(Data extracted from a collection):
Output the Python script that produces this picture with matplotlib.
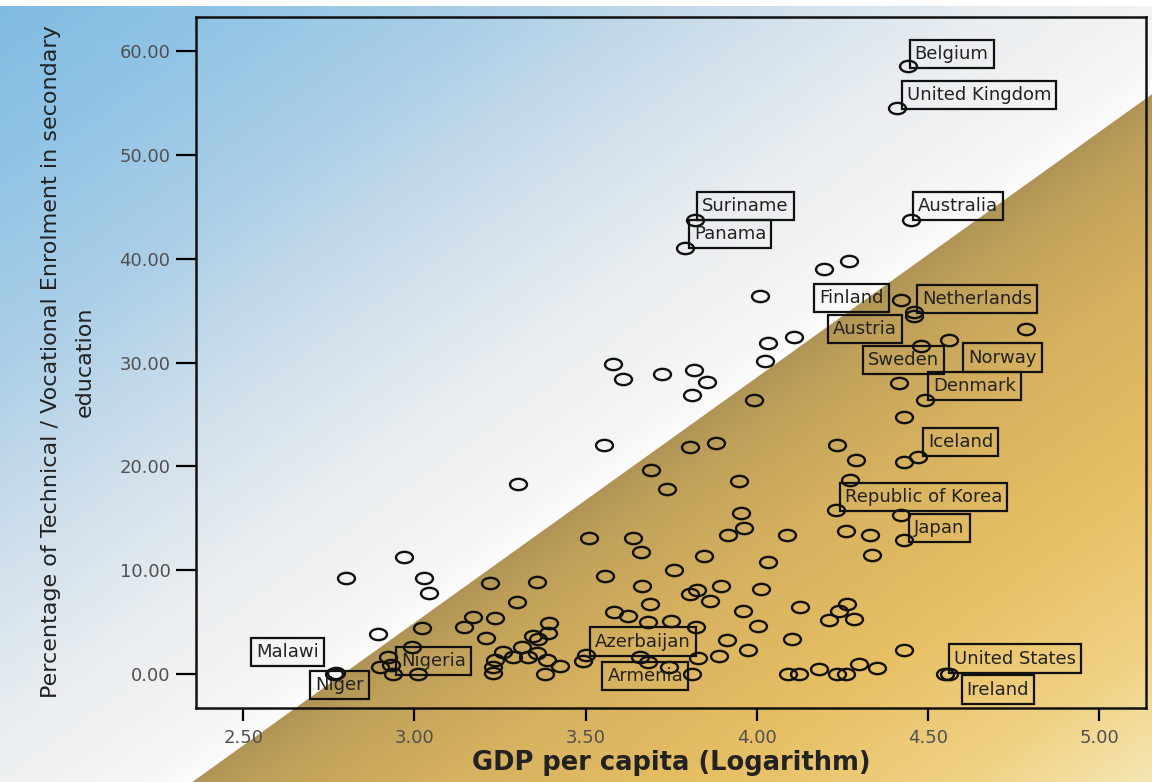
import numpy as np
import matplotlib
matplotlib.use('Agg')
import matplotlib.pyplot as plt
from matplotlib.path import Path
from matplotlib.transforms import Affine2D
from matplotlib import font_manager

# labelled countries: log GDP per capita vs % technical/vocational enrolment
label_names = ['Belgium', 'United Kingdom', 'Suriname', 'Panama', 'Australia',
               'Finland', 'Netherlands', 'Austria', 'Sweden', 'Norway',
               'Denmark', 'Iceland', 'Republic of Korea', 'Japan', 'Malawi',
               'Niger', 'Nigeria', 'Azerbaijan', 'Armenia', 'United States',
               'Ireland']
label_gdp = [4.44, 4.41, 3.82, 3.79, 4.45, 4.42, 4.46, 4.46, 4.48, 4.56,
             4.49, 4.47, 4.23, 4.43, 2.77, 2.765, 2.93, 3.50, 3.81, 4.55, 4.56]
label_tvet = [58.55, 54.54, 43.76, 41.07, 43.70, 36.0, 34.85, 34.5, 31.6, 32.2,
              26.44, 20.9, 15.78, 12.9, 0.1, 0.05, 0.87, 1.83, 0.0, 0.0, 0.0]

# the rest of the countries (unlabelled)
other_gdp = [4.196, 4.268, 4.009,
             4.785, 4.033, 4.108, 4.024, 3.817, 3.853, 3.811, 3.992,
             4.415, 4.430, 4.430, 4.290, 4.235, 3.880, 3.805, 4.272, 3.948,
             4.421, 3.953, 3.963, 3.915, 4.087, 4.260, 4.330, 4.335, 3.846, 4.033,
             3.581, 3.610, 3.722, 3.553, 3.301, 3.690, 3.737, 3.510, 3.639, 3.662, 2.970,
             2.799, 3.029, 3.041, 2.893, 3.023, 2.992, 2.922, 2.900, 2.936, 3.011,
             3.220, 3.357, 3.298, 3.170, 3.235, 3.145, 3.209, 3.394, 3.391, 3.345,
             3.362, 3.258, 3.313, 3.289, 3.332, 3.235, 3.230, 3.230, 3.357, 3.386,
             3.425, 3.381, 3.493,
             3.556, 3.664, 3.688, 3.583, 3.624, 3.683, 3.749, 3.658, 3.683, 3.758, 3.744,
             3.825, 3.804, 3.894, 3.863, 4.012, 3.958, 4.002, 4.126, 4.264, 4.241,
             4.211, 4.282, 3.912, 3.821, 3.975, 3.889, 3.829, 4.102, 4.430, 4.092,
             4.124, 4.182, 4.233, 4.260, 4.298, 4.350]
other_tvet = [39.0, 39.8, 36.45,
              33.2, 31.9, 32.5, 30.2, 29.26, 28.1, 26.85, 26.4,
              28.07, 24.77, 20.4, 20.6, 22.1, 22.3, 21.9, 18.74, 18.55,
              15.37, 15.56, 14.08, 13.44, 13.38, 13.8, 13.38, 11.45, 11.39, 10.8,
              29.9, 28.43, 28.94, 22.1, 18.35, 19.7, 17.78, 13.12, 13.12, 11.77, 11.3,
              9.21, 9.21, 7.77, 3.82, 4.46, 2.63, 1.67, 0.70, 0.0, 0.0,
              8.79, 8.89, 6.96, 5.45, 5.36, 4.55, 3.43, 4.88, 3.98, 3.66,
              3.34, 2.15, 2.57, 1.67, 1.67, 1.35, 0.71, 0.13, 1.99, 1.35,
              0.77, 0.0, 1.28,
              9.43, 8.47, 6.71, 6.0, 5.58, 5.04, 5.15, 1.64, 1.19, 10.0, 0.71,
              8.1, 7.67, 8.47, 7.03, 8.18, 6.06, 4.62, 6.48, 6.71, 6.06,
              5.2, 5.26, 3.27, 4.55, 2.31, 1.77, 1.51, 3.34, 2.31, 0.0,
              0.0, 0.48, 0.0, 0.0, 0.96, 0.61]

x_ticks = [2.5, 3.0, 3.5, 4.0, 4.5, 5.0]
y_ticks = [0, 10, 20, 30, 40, 50, 60]

# where each label box sits relative to its point (pixels) and which side it hangs from
label_offsets = [(7, 12.7), (9.5, 12.8), (7, 13.8), (9, 13.8), (7, 14.5),
                 (-17, 2.5), (7.3, 13.2), (-17.7, -13), (18, -14), (19.5, -17.7),
                 (8.7, 13.8), (10, 15.2), (9, 13), (10, 12.5), (-17, 21.3),
                 (30, -11.2), (10.3, 4), (9.3, 13.5), (-8.7, -2), (8.3, 15.5),
                 (18, -15.5)]
label_align = ['left', 'left', 'left', 'left', 'left',
               'right', 'left', 'right', 'right', 'left',
               'left', 'left', 'left', 'left', 'right',
               'right', 'left', 'left', 'right', 'left', 'left']

W, H = 1152, 782
fig = plt.figure(figsize=(W / 100, H / 100), dpi=100)

# background: blue fading to white, then a hard edge into gold
xx, yy = np.meshgrid(np.arange(W), np.arange(H))
d = (xx - 193) * 0.5825 + (yy - 780) * 0.8128
stops = [-760, -620, -450, -300, -150, -30, 0, 1, 12, 40, 150, 300, 450, 570]
reds = [128, 142, 172, 206, 234, 246, 252, 176, 180, 192, 214, 231, 240, 246]
greens = [186, 195, 207, 223, 238, 246, 252, 148, 152, 161, 177, 191, 210, 232]
blues = [225, 229, 231, 236, 240, 245, 252, 86, 86, 90, 95, 100, 132, 185]
bg_img = np.dstack([np.interp(d, stops, c) for c in (reds, greens, blues)]) / 255.0
bg_img[:6, :, :] = 1.0
bg = fig.add_axes([0, 0, 1, 1], zorder=0)
bg.imshow(bg_img, aspect='auto', interpolation='bilinear')
bg.axis('off')

ax = fig.add_axes([196 / W, (H - 708.3) / H, (1146 - 196) / W, (708.3 - 17) / H], zorder=1)
ax.patch.set_alpha(0)

# the original circles are stretched sideways
ellipse = Path.unit_circle().transformed(Affine2D().scale(1.5, 1.0))
ax.plot(other_gdp, other_tvet, linestyle='none', marker=ellipse, markersize=12.2,
        mfc='none', mec='#111111', mew=1.7)
ax.plot(label_gdp, label_tvet, linestyle='none', marker=ellipse, markersize=12.2,
        mfc='none', mec='#111111', mew=1.7)

for name, gx, gy, off, al in zip(label_names, label_gdp, label_tvet, label_offsets, label_align):
    ax.annotate(name, xy=(gx, gy), xytext=off, textcoords='offset pixels',
                ha=al, va='center', fontsize=13, color='#222222', zorder=5,
                bbox=dict(boxstyle='square,pad=0.28', fc='none', ec='#111111', lw=1.6))

ax.set_xlim(2.362, 5.136)
ax.set_ylim(-3.3, 63.3)
ax.set_xticks(x_ticks)
ax.set_yticks(y_ticks)
ax.set_xticklabels(['%.2f' % v for v in x_ticks])
ax.set_yticklabels(['%.2f' % v for v in y_ticks])
ax.tick_params(axis='x', direction='out', length=9.6, width=1.6, pad=5,
               labelsize=13, labelcolor='#505050')
ax.tick_params(axis='y', direction='out', length=14.4, width=1.6, pad=4,
               labelsize=13, labelcolor='#505050')
for sp in ax.spines.values():
    sp.set_linewidth(1.8)
    sp.set_color('#111111')

try:
    font_manager.findfont('Liberation Sans Narrow', fallback_to_default=False)
    ylab_font, ylab_size = 'Liberation Sans Narrow', 19
except ValueError:
    ylab_font, ylab_size = 'DejaVu Sans', 16

fig.text(68 / W, 1 - 362 / H,
         'Percentage of Technical / Vocational Enrolment in secondary\neducation',
         rotation=90, ha='center', va='center', fontsize=ylab_size,
         family=ylab_font, color='#222222', linespacing=1.85)
fig.text(671 / W, 1 - 763 / H, 'GDP per capita (Logarithm)', ha='center', va='center',
         fontsize=18.5, fontweight='bold', color='#222222')

fig.savefig('out.png', dpi=100)
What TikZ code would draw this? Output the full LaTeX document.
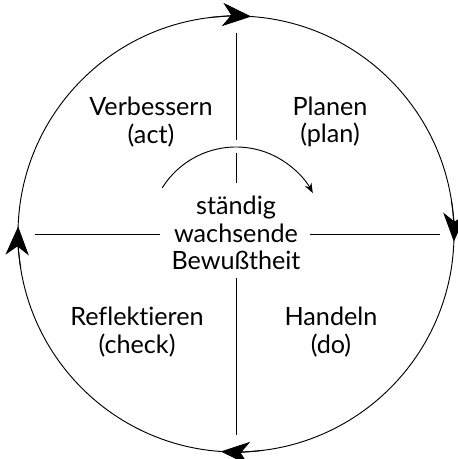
\documentclass[tikz,border=0pt]{standalone}
\usepackage{fontspec}
\setmainfont{Lato}[Ligatures=NoCommon]
\usetikzlibrary{arrows.meta, positioning}

\tikzset{
  phase/.style={align=center, font=\fontsize{21.5}{23.5}\selectfont},
  cyclehead/.style={-{Stealth[length=8.6mm, width=7mm, inset=2.6mm]}},
  swirlhead/.style={-{Stealth[length=3mm, width=2.2mm]}},
}

\begin{document}
\begin{tikzpicture}[x=0.03cm, y=0.03cm, line width=0.8pt]
  \useasboundingbox (-236,-225) rectangle (221,234);
  % outer cycle with its four heads
  \draw (0,0) circle (218);
  \draw[cyclehead] (97:218) arc (97:86:218);
  \draw[cyclehead] (9:218) arc (9:-2:218);
  \draw[cyclehead] (277:218) arc (277:266:218);
  \draw[cyclehead] (189:218) arc (189:178:218);
  % cross
  \draw (0,201) -- (0,94);
  \draw (0,81) -- (0,51);
  \draw (0,-44) -- (0,-201);
  \draw (-201,0) -- (-76,0);
  \draw (74,0) -- (204,0);
  % inner arrow
  \draw[swirlhead] (148:87) arc (148:28:87);
  % labels
  \node[phase] (aware) at (0,1) {ständig\\wachsende\\Bewußtheit};
  \node[phase] (act) at (-85,112) {Verbessern\\(act)};
  \node[phase] (plan) at (94,112) {Planen\\(plan)};
  \node[phase] (check) at (-99,-98) {Reflektieren\\(check)};
  \node[phase] (do) at (95,-98) {Handeln\\(do)};
\end{tikzpicture}
\end{document}
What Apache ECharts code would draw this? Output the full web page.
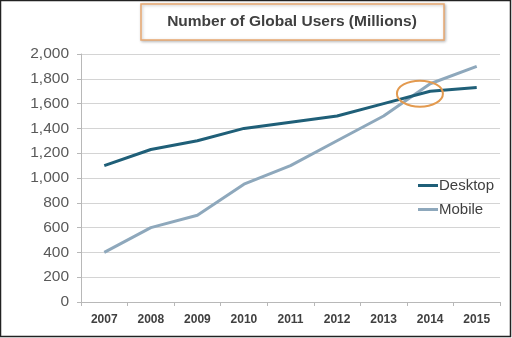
<!DOCTYPE html>
<html><head><meta charset="utf-8">
<script src="https://cdn.jsdelivr.net/npm/echarts@6/dist/echarts.min.js"></script>
<style>html,body{margin:0;padding:0;background:#fff}#c{width:512px;height:338px}</style>
</head><body><div id="c"></div>
<script>
var years = ['2007','2008','2009','2010','2011','2012','2013','2014','2015'];
var desktop = [1100,1230,1300,1400,1450,1500,1600,1700,1730];
var mobile = [400,600,700,950,1100,1300,1500,1760,1900];
var titleText = 'Number of Global Users (Millions)';

var chart = echarts.init(document.getElementById('c'), null, {renderer:'canvas'});
var font = 'Helvetica, "Liberation Sans", Arial, sans-serif';
chart.setOption({
  animation:false,
  backgroundColor:'#fff',
  grid:{left:81,right:12,top:54,bottom:36,containLabel:false},
  legend:{
    orient:'vertical', left:413, top:173, itemGap:9, itemWidth:20, itemHeight:3,
    icon:'rect',
    textStyle:{color:'#404040',fontSize:15,fontFamily:font,padding:[0,0,0,-4]},
    data:['Desktop','Mobile']
  },
  xAxis:{
    type:'category', data:years, boundaryGap:true,
    axisLine:{lineStyle:{color:'#b8b8b8'}},
    axisTick:{show:true,length:4,lineStyle:{color:'#b8b8b8'}},
    axisLabel:{color:'#404040',fontWeight:'bold',fontSize:12,fontFamily:font,margin:12}
  },
  yAxis:{
    type:'value', min:0, max:2000, interval:200,
    axisLine:{show:true,lineStyle:{color:'#b8b8b8'}},
    axisTick:{show:true,length:4,lineStyle:{color:'#b8b8b8'}},
    splitLine:{lineStyle:{color:'#d4d4d4'}},
    axisLabel:{color:'#595959',fontSize:15.5,fontFamily:font,margin:12,
      formatter:function(v){return v.toLocaleString('en-US');}}
  },
  series:[
    {name:'Desktop',type:'line',data:desktop,showSymbol:false,symbol:'none',
     lineStyle:{color:'#1f5f78',width:3},itemStyle:{color:'#1f5f78'},z:3},
    {name:'Mobile',type:'line',data:mobile,showSymbol:false,symbol:'none',
     lineStyle:{color:'#8ea8bc',width:3},itemStyle:{color:'#8ea8bc'},z:2}
  ]
});

// annotation ellipse around crossing point, placed via axis conversion
var p13 = chart.convertToPixel({seriesIndex:0},[6,1680]);
var p14 = chart.convertToPixel({seriesIndex:0},[7,1680]);
var cx = p13[0] + (p14[0]-p13[0])*0.78;
var cy = p13[1];
chart.setOption({
  graphic:[
    {type:'rect',shape:{x:0.5,y:0.5,width:510,height:336},style:{fill:'none',stroke:'#222',lineWidth:1.5},z:100},
    {type:'rect',shape:{x:141,y:4,width:303,height:36},
     style:{fill:'#fff',stroke:'#e8a870',lineWidth:1.5,shadowBlur:3,shadowColor:'rgba(0,0,0,0.25)',shadowOffsetX:1,shadowOffsetY:1},z:50},
    {type:'text',x:292,y:22,style:{text:titleText,fill:'#404040',font:'bold 15.5px '+font,textAlign:'center',textVerticalAlign:'middle'},z:51},
    {type:'ellipse',shape:{cx:cx,cy:cy,rx:23,ry:13},style:{fill:'none',stroke:'#e39a4f',lineWidth:2},z:60}
  ]
});
</script></body></html>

(THE REQUEST): Repeat only the lines from the one holding "What Apache ECharts" to the one holding "var titleText = 'Number", both ends included, and drop the images.

(RESULT FOR THIS TASK):
What Apache ECharts code would draw this? Output the full web page.
<!DOCTYPE html>
<html><head><meta charset="utf-8">
<script src="https://cdn.jsdelivr.net/npm/echarts@6/dist/echarts.min.js"></script>
<style>html,body{margin:0;padding:0;background:#fff}#c{width:512px;height:338px}</style>
</head><body><div id="c"></div>
<script>
var years = ['2007','2008','2009','2010','2011','2012','2013','2014','2015'];
var desktop = [1100,1230,1300,1400,1450,1500,1600,1700,1730];
var mobile = [400,600,700,950,1100,1300,1500,1760,1900];
var titleText = 'Number of Global Users (Millions)';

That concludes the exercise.